Emprego no setor privado dependerá de seu currículo e do perfil das empresas na área de atuação em que você esteja disputando, ainda mais por que há um numero relativamente grande de egressos universitários de todos os cursos desocupada e disputando essas vagas. Assim as preocupações do pai do leitor são compatíveis com a realidade. Sou compelido a dizer que apesar d’eu ser um ardoroso defensor do planejamento e da preparação, ou seja, sabendo que será difícil se preparar para transpor a dificuldade, sei por experiência própria e por relatos de vários que tentar planejar a vida com anos de antecedência é contraproducente no sentido que a vida sempre reserva mudanças e não dá pra saber antes de estudar o que lhe despertará o prazer em trabalhar. Posso dizer que não obstante sua escolha profissional será o prazer na profissão que lhe dará a garra para ser um bom profissional (por que isso exige muitos anos, décadas até de dedicação e por isso mesmo vai muito além dos 4 anos de universidade).

Outro leitor me faz um belo e complexo questionamento, nas palavras dele “moro em uma cidade onde o curso não é muito conhecido e por conseqüência, não conheço profissionais de área, nem um pouco da atuação desses profissionais na prática. Por exemplo: se eu escolhesse o ofício da medicina, iria a um hospital e veria como é a rotina dos médicos. Então, minha pergunta é: como posso fazer algo semelhante com Relações Internacionais, como posso ver na prática o ofício do “Internacionalista”?”

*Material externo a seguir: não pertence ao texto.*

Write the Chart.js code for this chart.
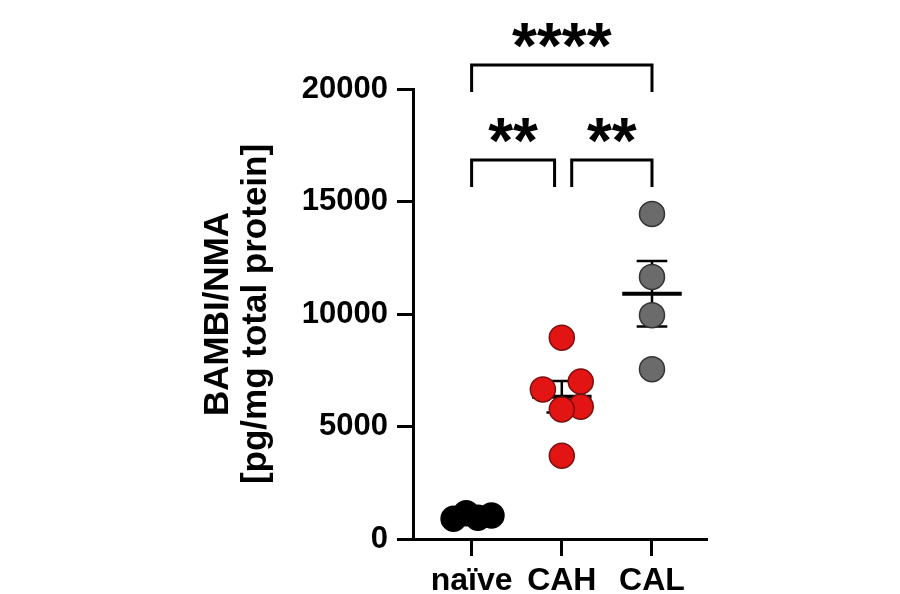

A miríade de ocupações possíveis torna essa medida que você pretende bastante difícil por que cada tipo de autuação exige uma rotina diferente. Darei exemplos de como eu atuo.

Sou como está em meu perfil consultor, isto é, ofereço know how para empresas e empreendedores, eu vendo meu conhecimento, nesse sentido meus contratos contêm clausulas de confidencialidade que objetivam proteger meus métodos e os números e dados de meus clientes. Algo muito comum. Por isso falarei de maneira genérica. Meu processo produtivo começa quando tenho uma reunião com o cliente para definir o que ele precisa, digamos que ele queira um plano de exportação. Que é um documento que contém todos os elementos que nortearam a exportação (no caso desse exemplo) da empresa.

Começo aplicando questionários e visitando a fábrica e os escritórios do cliente levantando as potencialidades, a partir daí definimos a capacidade da empresa. Minha rotina seria ler os questionários, tabular resultados, interpretá-los. A partir daí ter um retrato completo do ambiente interno da empresa. Uma vez definido o produto que será comercializado. Definiremos o mercado chave onde faremos o projeto piloto dessa empresa, definindo como será feito, por que meios, selecionando parceiros, treinando pessoal da empresa, calculando custos da operação, analise de riscos e custos do mercado em vista (tudo isso será aprendido no curso ou em atuação comercial), troca de e-mail e telefonemas com os parceiros, estratégias de negociação, busca de informação.

Em resumo minha rotina é debruçada em números e dados, preso na rotina do escritório, definindo estratégias, traçando planos que devem ser aprovadas e implementadas por terceiros, portanto precisam ser bem explicadas e comunicadas no plano de exportação (que é um plano de negócios especifico). Uso métodos de gestão de projetos para acompanhar todas as etapas. (ficou parecendo comercial, me desculpe).

Eu tenho plena ciência que isso não irá aplacar suas dúvidas e recomendo que você continue a buscar por outros exemplos. Meu objetivo foi dar uma idéia de como é o dia-a-dia, que é em resumo estudar, aprender e transmitir o que foi aprendido.

Deixo um recado a todos, enumero as dificuldades para que se preparem e tomem decisões conscientes, mas saibam que apesar delas amo o que faço. E que como diz o escritor e consultor de carreira e inovação Daniel Pink: persistência vence talento. Ou seja, de nada adianta aptidão se você não trabalhar (estudar) duro.

Não deixem de ler toda a guia FAQ, por inclusive há uma descrição melhor da rotina de trabalho por lá. (alguns textos estão com a formatação corrompida pela mudança de layout, corrigirei em breve, por enquanto minhas desculpas). Espero ter ajudado e muito obrigado pela visita de vocês e suas correspondências.